◆ Directions for this task
Print the lines of the listing below verbatim from its first line through the line bearing "(9,9) rectangle (1706,781);". Any pictures are to be omitted.

◆ Provided data
· · · ·

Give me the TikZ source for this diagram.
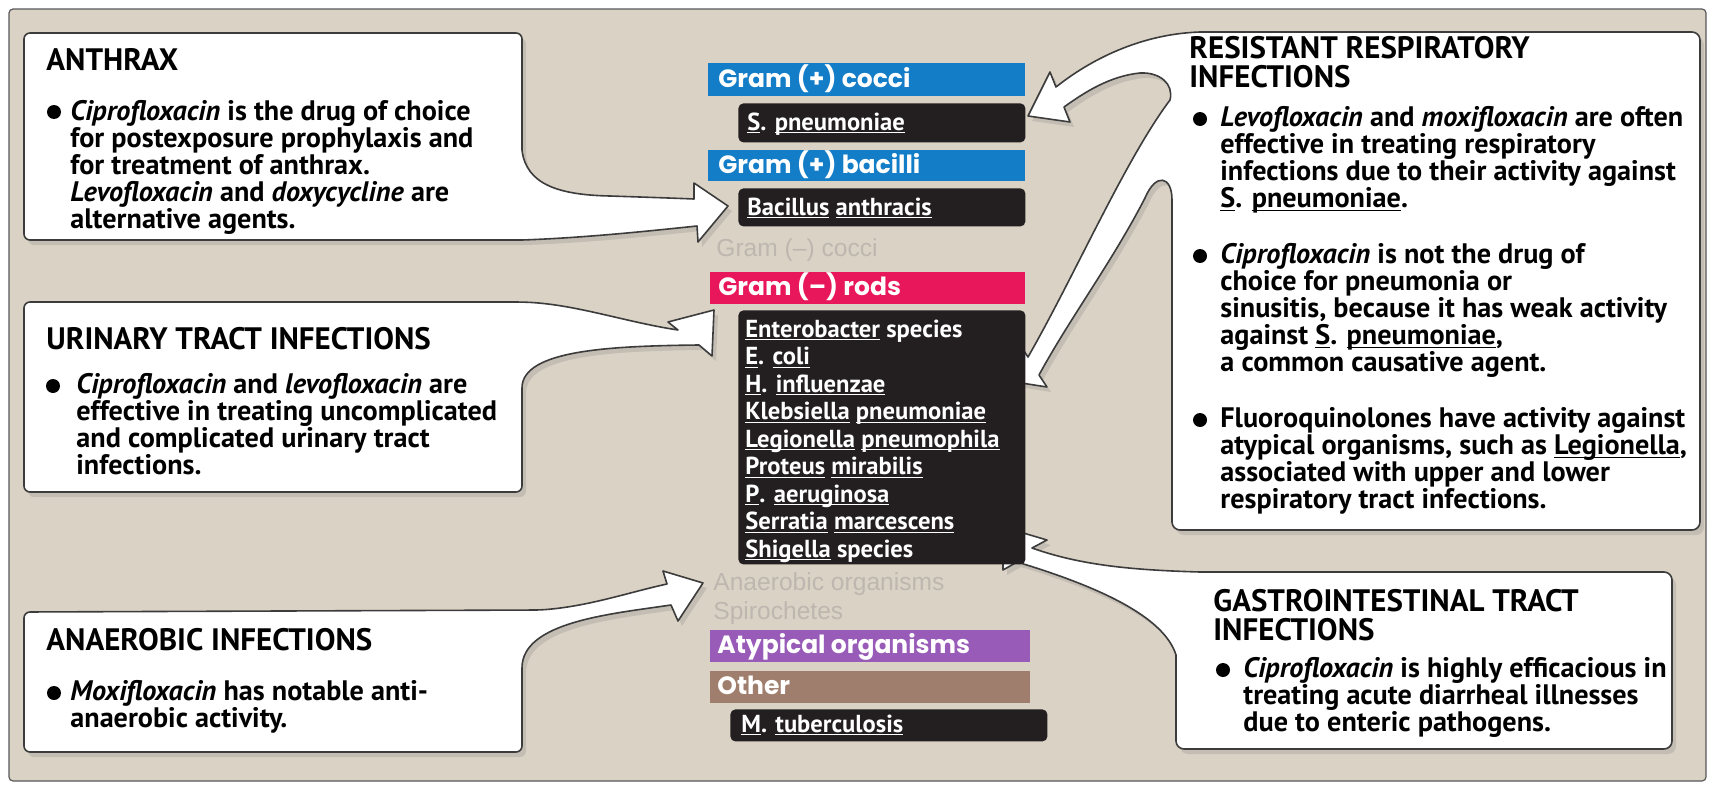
\documentclass[tikz,border=0pt]{standalone}
\usepackage{fontspec}
\setmainfont{PT Sans}[ItalicFeatures={FakeStretch=1.32}]
\newfontfamily\barfont{Poppins}
\newfontfamily\grayfont{Liberation Sans}
\newcommand{\uln}[1]{\underline{\smash{#1}}}
\usetikzlibrary{shadows}
\definecolor{bgbeige}{RGB}{218,210,197}
\definecolor{gblue}{RGB}{20,125,200}
\definecolor{gpink}{RGB}{232,22,90}
\definecolor{gpurple}{RGB}{152,92,184}
\definecolor{gbrown}{RGB}{160,126,110}
\definecolor{gblack}{RGB}{35,31,32}
\definecolor{ggray}{RGB}{190,183,175}
\definecolor{outl}{RGB}{60,60,60}
\newcommand{\bodyf}{\fontsize{14.1}{13.55}\selectfont\bfseries}
\newcommand{\titlef}{\fontsize{15.5}{14.5}\selectfont\bfseries}
\newcommand{\listf}{\fontsize{12.3}{13.75}\selectfont\bfseries}
\newcommand{\barf}{\barfont\fontsize{12.5}{14}\selectfont\bfseries}
\newcommand{\grayf}{\grayfont\fontsize{12.3}{14}\selectfont}
\tikzset{
  callout/.style={fill=white, draw=outl, line width=0.8pt, line join=round,
    drop shadow={shadow xshift=2pt, shadow yshift=-2.5pt, opacity=0.25}},
  txt/.style={anchor=base west, inner sep=0pt, text=black},
  wtxt/.style={anchor=base west, inner sep=0pt, text=white},
  bar/.style={anchor=north west, inner sep=0pt, draw=none},
  blk/.style={anchor=north west, inner sep=0pt, fill=gblack, rounded corners=2.5pt},
  dot/.style={fill=black},
}
\begin{document}
\begin{tikzpicture}[x=0.5pt,y=-0.5pt]
\useasboundingbox (0,0) rectangle (1714,787);
\fill[white] (0,0) rectangle (1714,787);
\draw[fill=bgbeige, draw=gray!70!black, line width=0.6pt, rounded corners=2pt] (9,9) rectangle (1706,781);

% ---------- callouts ----------
% anthrax
\path[callout] (24,140) [rounded corners=3pt] -- (24,33) -- (522,33) -- (522,120) [sharp corners] -- (522,150)
  .. controls (526,185) and (560,195) .. (610,196)
  .. controls (640,197) and (670,198) .. (694,199)
  -- (694,183) -- (728,206) -- (698,242) -- (697,226)
  .. controls (640,232) and (580,238) .. (522,240)
  [rounded corners=3pt] -- (24,240) -- cycle;
% urinary
\path[callout] (24,400) [rounded corners=3pt] -- (24,302) -- (520,302) [sharp corners]
  .. controls (575,304) and (625,322) .. (678,330)
  -- (668,322) -- (714,310) -- (712,356) -- (699,345)
  .. controls (610,346) and (522,350) .. (522,388)
  -- (522,420) [rounded corners=3pt] -- (522,492) -- (24,492) -- cycle;
% anaerobic
\path[callout] (24,690) [rounded corners=3pt] -- (24,612) -- (540,610) [sharp corners]
  .. controls (590,606) and (630,592) .. (667,584)
  -- (663,571) -- (703,583) -- (678,621) -- (671,605)
  .. controls (610,614) and (522,622) .. (522,668)
  -- (522,700) [rounded corners=3pt] -- (522,752) -- (24,752) -- cycle;
% resistant respiratory
\path[callout] (1400,32) [rounded corners=4pt] -- (1700,32) -- (1700,530) -- (1172,530) -- (1172,300) [sharp corners] -- (1172,200)
  .. controls (1172,176) and (1156,172) .. (1145,198)
  .. controls (1112,262) and (1070,318) .. (1039,375)
  -- (1047,387) -- (1002,380) -- (1020,345) -- (1028,357)
  .. controls (1075,275) and (1125,160) .. (1170,100)
  .. controls (1174,84) and (1160,72) .. (1140,73)
  .. controls (1110,76) and (1085,92) .. (1064,107)
  -- (1070,122) -- (1028,116) -- (1050,72) -- (1056,87)
  .. controls (1090,60) and (1140,34) .. (1200,32) -- cycle;
% gastrointestinal
\path[callout] (1400,572) [rounded corners=4pt] -- (1672,572) -- (1672,749) -- (1176,749) -- (1176,690) [sharp corners] -- (1176,655)
  .. controls (1165,620) and (1110,590) .. (1017,562)
  -- (1003,570) -- (1003,527) -- (1047,540) -- (1032,548)
  .. controls (1080,565) and (1130,570) .. (1200,572) -- cycle;

% ---------- centre column ----------
\node[bar, fill=gblue, minimum width=158.5pt, minimum height=16.5pt] (gpc) at (708,63) {};
\node[wtxt, font=\barf] (gpct) at (718,87) {Gram (+) cocci};
\node[blk, minimum width=143.5pt, minimum height=19.5pt] (spn) at (738,103) {};
\node[wtxt, font=\listf] (spnt) at (747,130) {\uln{S}. \uln{pneumoniae}};
\node[bar, fill=gblue, minimum width=158.5pt, minimum height=15.5pt] (gpb) at (708,150) {};
\node[wtxt, font=\barf] (gpbt) at (718,173) {Gram (+) bacilli};
\node[blk, minimum width=143.5pt, minimum height=19pt] (ban) at (738,188) {};
\node[wtxt, font=\listf] (bant) at (747,215) {\uln{Bacillus} \uln{anthracis}};
\node[txt, text=ggray, font=\grayf] (gnc) at (716,256) {Gram (–) cocci};
\node[bar, fill=gpink, minimum width=157.5pt, minimum height=16pt] (gnr) at (710,272) {};
\node[wtxt, font=\barf] (gnrt) at (718,295) {Gram (–) rods};
\node[blk, minimum width=143.5pt, minimum height=127pt] (lst) at (738,310) {};
\node[wtxt, font=\listf] (lstt) at (745,337) {\parbox[t]{200pt}{\listf\raggedright
  \uln{Enterobacter} species\\
  \uln{E}. \uln{coli}\\
  \uln{H}. \uln{influenzae}\\
  \uln{Klebsiella} \uln{pneumoniae}\\
  \uln{Legionella} \uln{pneumophila}\\
  \uln{Proteus} \uln{mirabilis}\\
  \uln{P}. \uln{aeruginosa}\\
  \uln{Serratia} \uln{marcescens}\\
  \uln{Shigella} species}};
\node[txt, text=ggray, font=\grayf] (anorg) at (713,590) {Anaerobic organisms};
\node[txt, text=ggray, font=\grayf] (spir) at (713,619) {Spirochetes};
\node[bar, fill=gpurple, minimum width=160pt, minimum height=16pt] (atyp) at (710,630) {};
\node[wtxt, font=\barf] (atypt) at (717,653) {Atypical organisms};
\node[bar, fill=gbrown, minimum width=160pt, minimum height=16pt] (oth) at (710,671) {};
\node[wtxt, font=\barf] (otht) at (717,694) {Other};
\node[blk, minimum width=158.5pt, minimum height=16pt] (mtb) at (730,709) {};
\node[wtxt, font=\listf] (mtbt) at (741,732) {\uln{M}. \uln{tuberculosis}};

% ---------- left texts ----------
\node[txt, font=\titlef] (t1) at (46,70) {ANTHRAX};
\fill[dot] (54,112) circle[radius=3.5pt];
\node[txt] (b1) at (70,120) {\parbox[t]{300pt}{\bodyf\raggedright
  \textit{Ciprofloxacin} is the drug of choice\\
  for postexposure prophylaxis and\\
  for treatment of anthrax.\\
  \textit{Levofloxacin} and \textit{doxycycline} are\\
  alternative agents.}};

\node[txt, font=\titlef] (t2) at (46,349) {URINARY TRACT INFECTIONS};
\fill[dot] (53,386) circle[radius=3.5pt];
\node[txt] (b2) at (76,393) {\parbox[t]{300pt}{\bodyf\raggedright
  \textit{Ciprofloxacin} and \textit{levofloxacin} are\\
  effective in treating uncomplicated\\
  and complicated urinary tract\\
  infections.}};

\node[txt, font=\titlef] (t3) at (46,650) {ANAEROBIC INFECTIONS};
\fill[dot] (54,693) circle[radius=3.5pt];
\node[txt] (b3) at (70,700) {\parbox[t]{300pt}{\bodyf\raggedright
  \textit{Moxifloxacin} has notable anti-\\
  anaerobic activity.}};

% ---------- right texts ----------
\node[txt] (t4) at (1189,58) {\parbox[t]{300pt}{\titlef\raggedright RESISTANT RESPIRATORY\\ INFECTIONS}};
\fill[dot] (1200,119) circle[radius=3.5pt];
\node[txt] (b4) at (1220,126) {\parbox[t]{300pt}{\bodyf\raggedright
  \textit{Levofloxacin} and \textit{moxifloxacin} are often\\
  effective in treating respiratory\\
  infections due to their activity against\\
  \uln{S}. \uln{pneumoniae}.}};
\fill[dot] (1200,256) circle[radius=3.5pt];
\node[txt] (b5) at (1220,263) {\parbox[t]{300pt}{\bodyf\raggedright
  \textit{Ciprofloxacin} is not the drug of\\
  choice for pneumonia or\\
  sinusitis, because it has weak activity\\
  against \uln{S}. \uln{pneumoniae},\\
  a common causative agent.}};
\fill[dot] (1200,420) circle[radius=3.5pt];
\node[txt] (b6) at (1220,427) {\parbox[t]{300pt}{\bodyf\raggedright
  Fluoroquinolones have activity against\\
  atypical organisms, such as \uln{Legionella},\\
  associated with upper and lower\\
  respiratory tract infections.}};

\node[txt] (t5) at (1213,611) {\parbox[t]{300pt}{\titlef\raggedright GASTROINTESTINAL TRACT\\ INFECTIONS}};
\fill[dot] (1223,670) circle[radius=3.5pt];
\node[txt] (b7) at (1243,677) {\parbox[t]{300pt}{\bodyf\raggedright
  \textit{Ciprofloxacin} is highly efficacious in\\
  treating acute diarrheal illnesses\\
  due to enteric pathogens.}};
\end{tikzpicture}
\end{document}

· · · ·

◆ Written response
Give me the TikZ source for this diagram.
\documentclass[tikz,border=0pt]{standalone}
\usepackage{fontspec}
\setmainfont{PT Sans}[ItalicFeatures={FakeStretch=1.32}]
\newfontfamily\barfont{Poppins}
\newfontfamily\grayfont{Liberation Sans}
\newcommand{\uln}[1]{\underline{\smash{#1}}}
\usetikzlibrary{shadows}
\definecolor{bgbeige}{RGB}{218,210,197}
\definecolor{gblue}{RGB}{20,125,200}
\definecolor{gpink}{RGB}{232,22,90}
\definecolor{gpurple}{RGB}{152,92,184}
\definecolor{gbrown}{RGB}{160,126,110}
\definecolor{gblack}{RGB}{35,31,32}
\definecolor{ggray}{RGB}{190,183,175}
\definecolor{outl}{RGB}{60,60,60}
\newcommand{\bodyf}{\fontsize{14.1}{13.55}\selectfont\bfseries}
\newcommand{\titlef}{\fontsize{15.5}{14.5}\selectfont\bfseries}
\newcommand{\listf}{\fontsize{12.3}{13.75}\selectfont\bfseries}
\newcommand{\barf}{\barfont\fontsize{12.5}{14}\selectfont\bfseries}
\newcommand{\grayf}{\grayfont\fontsize{12.3}{14}\selectfont}
\tikzset{
  callout/.style={fill=white, draw=outl, line width=0.8pt, line join=round,
    drop shadow={shadow xshift=2pt, shadow yshift=-2.5pt, opacity=0.25}},
  txt/.style={anchor=base west, inner sep=0pt, text=black},
  wtxt/.style={anchor=base west, inner sep=0pt, text=white},
  bar/.style={anchor=north west, inner sep=0pt, draw=none},
  blk/.style={anchor=north west, inner sep=0pt, fill=gblack, rounded corners=2.5pt},
  dot/.style={fill=black},
}
\begin{document}
\begin{tikzpicture}[x=0.5pt,y=-0.5pt]
\useasboundingbox (0,0) rectangle (1714,787);
\fill[white] (0,0) rectangle (1714,787);
\draw[fill=bgbeige, draw=gray!70!black, line width=0.6pt, rounded corners=2pt] (9,9) rectangle (1706,781);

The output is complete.